Your task is to retype, word for word, the lines from the start of the data through the line holding "XAxis, YAxis, ReferenceLine". Do not include the pictures.
========================================
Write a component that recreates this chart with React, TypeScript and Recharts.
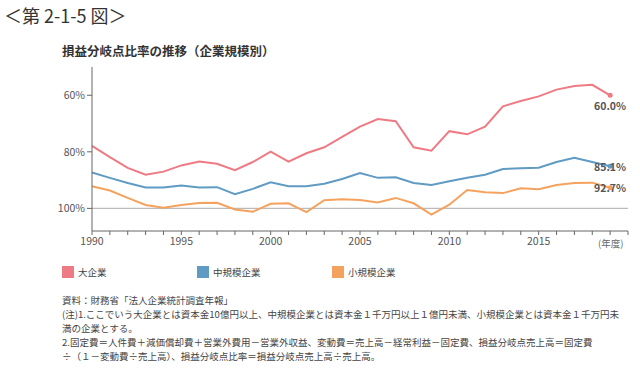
import React from 'react';
import { LineChart, Line, XAxis, YAxis, ReferenceLine } from 'recharts';

const years = [1990,1991,1992,1993,1994,1995,1996,1997,1998,1999,2000,2001,2002,2003,2004,2005,2006,2007,2008,2009,2010,2011,2012,2013,2014,2015,2016,2017,2018,2019];
const large = [77.9,81.9,85.7,88.1,87.0,84.8,83.4,84.2,86.5,83.6,79.9,83.5,80.5,78.4,74.7,71.1,68.4,69.2,78.4,79.6,72.7,73.8,71.1,63.9,62.0,60.4,58.0,56.7,56.3,60.0];
const medium = [87.3,89.2,91.0,92.6,92.6,91.9,92.6,92.5,95.0,93.1,90.8,92.2,92.2,91.3,89.6,87.5,89.2,89.0,91.0,91.7,90.4,89.2,88.1,86.1,85.8,85.6,83.6,82.1,83.6,85.1];
const small = [92.2,93.7,96.3,98.8,99.8,98.8,98.1,98.0,100.4,101.2,98.4,98.2,101.3,97.1,96.8,97.0,97.9,96.3,98.2,102.2,98.7,93.5,94.3,94.6,92.9,93.2,91.7,91.0,90.9,92.7];
const seriesNames = ['大企業', '中規模企業', '小規模企業'];
const colors = ['#EE7A84', '#5F9BC3', '#F5A25E'];
const yTicks = [60, 80, 100];
const xTickYears = [1990,1991,1992,1993,1994,1995,1996,1997,1998,1999,2000,2001,2002,2003,2004,2005,2006,2007,2008,2009,2010,2011,2012,2013,2014,2015,2016,2017,2018,2019,2020];
const majorYears = [1990, 1995, 2000, 2005, 2010, 2015];
const notes = [
  '資料：財務省「法人企業統計調査年報」',
  '(注)1.ここでいう大企業とは資本金10億円以上、中規模企業とは資本金１千万円以上１億円未満、小規模企業とは資本金１千万円未',
  '満の企業とする。',
  '2.固定費＝人件費＋減価償却費＋営業外費用－営業外収益、変動費＝売上高－経常利益－固定費、損益分岐点売上高＝固定費',
  '÷（１－変動費÷売上高）、損益分岐点比率＝損益分岐点売上高÷売上高。',
];

const data = years.map((y, i) => ({ year: y, large: large[i], medium: medium[i], small: small[i] }));
const last = years.length - 1;
const font = '"Noto Sans CJK JP", "Noto Sans", sans-serif';

const makeDot = (color: string) => (props: any) => {
  if (props.index !== last) return <g key={props.index} />;
  return <circle key={props.index} cx={props.cx} cy={props.cy} r={2.5} fill={color} />;
};

const makeLabel = (dy: number) => (props: any) => {
  if (props.index !== last) return null;
  return (
    <text x={props.x} y={props.y + dy} textAnchor="middle" dominantBaseline="central"
      fontSize={10.5} fontWeight="bold" fill="#555" fontFamily={font}>
      {props.value.toFixed(1)}%
    </text>
  );
};

export default function App() {
  return (
    <div style={{ position: 'absolute', left: 0, top: 0, width: 640, height: 369, background: '#fff', fontFamily: font, overflow: 'hidden' }}>
      <div style={{ position: 'absolute', left: 4, top: 2, fontSize: 18, color: '#333', whiteSpace: 'nowrap' }}>＜第 2-1-5 図＞</div>
      <div style={{ position: 'absolute', left: 62, top: 41, fontSize: 12.5, fontWeight: 'bold', color: '#333', whiteSpace: 'nowrap' }}>損益分岐点比率の推移（企業規模別）</div>
      <div style={{ position: 'absolute', left: 0, top: 0 }}>
        <LineChart width={640} height={369} data={data} margin={{ top: 67, right: 12, left: 52, bottom: 108 }}>
          <XAxis dataKey="year" type="number" domain={[1990, 2020]} ticks={xTickYears} interval={0}
            tickFormatter={(v: number) => (majorYears.includes(v) ? String(v) : '')}
            stroke="#666" tickSize={4} tickMargin={3} height={30}
            tick={{ fontSize: 10.5, fill: '#555', fontFamily: font }} />
          <YAxis type="number" domain={[50, 108]} reversed ticks={yTicks} interval={0} width={40}
            tickFormatter={(v: number) => `${v}%`} stroke="#666" tickSize={5} tickMargin={2}
            tick={{ fontSize: 10.5, fill: '#555', fontFamily: font }} />
          <ReferenceLine y={100} stroke="#bbb" strokeWidth={1.2} />
          <Line dataKey="large" stroke={colors[0]} strokeWidth={2} isAnimationActive={false} dot={makeDot(colors[0])} label={makeLabel(10)} />
          <Line dataKey="medium" stroke={colors[1]} strokeWidth={2} isAnimationActive={false} dot={makeDot(colors[1])} label={makeLabel(0)} />
          <Line dataKey="small" stroke={colors[2]} strokeWidth={2} isAnimationActive={false} dot={makeDot(colors[2])} label={makeLabel(0)} />
        </LineChart>
      </div>
      <div style={{ position: 'absolute', left: 598, top: 236, fontSize: 9.5, color: '#666', whiteSpace: 'nowrap' }}>(年度)</div>
      {seriesNames.map((n, i) => (
        <div key={n} style={{ position: 'absolute', left: 62 + i * 135, top: 265, display: 'flex', alignItems: 'center', whiteSpace: 'nowrap' }}>
          <div style={{ width: 12, height: 12, background: colors[i], marginRight: 4 }} />
          <span style={{ fontSize: 9.5, color: '#444' }}>{n}</span>
        </div>
      ))}
      <div style={{ position: 'absolute', left: 62, top: 293, fontSize: 9.5, lineHeight: '14px', color: '#444', whiteSpace: 'nowrap' }}>
        {notes.map((t, i) => <div key={i}>{t}</div>)}
      </div>
    </div>
  );
}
========================================
Result:
Write a component that recreates this chart with React, TypeScript and Recharts.
import React from 'react';
import { LineChart, Line, XAxis, YAxis, ReferenceLine } from 'recharts';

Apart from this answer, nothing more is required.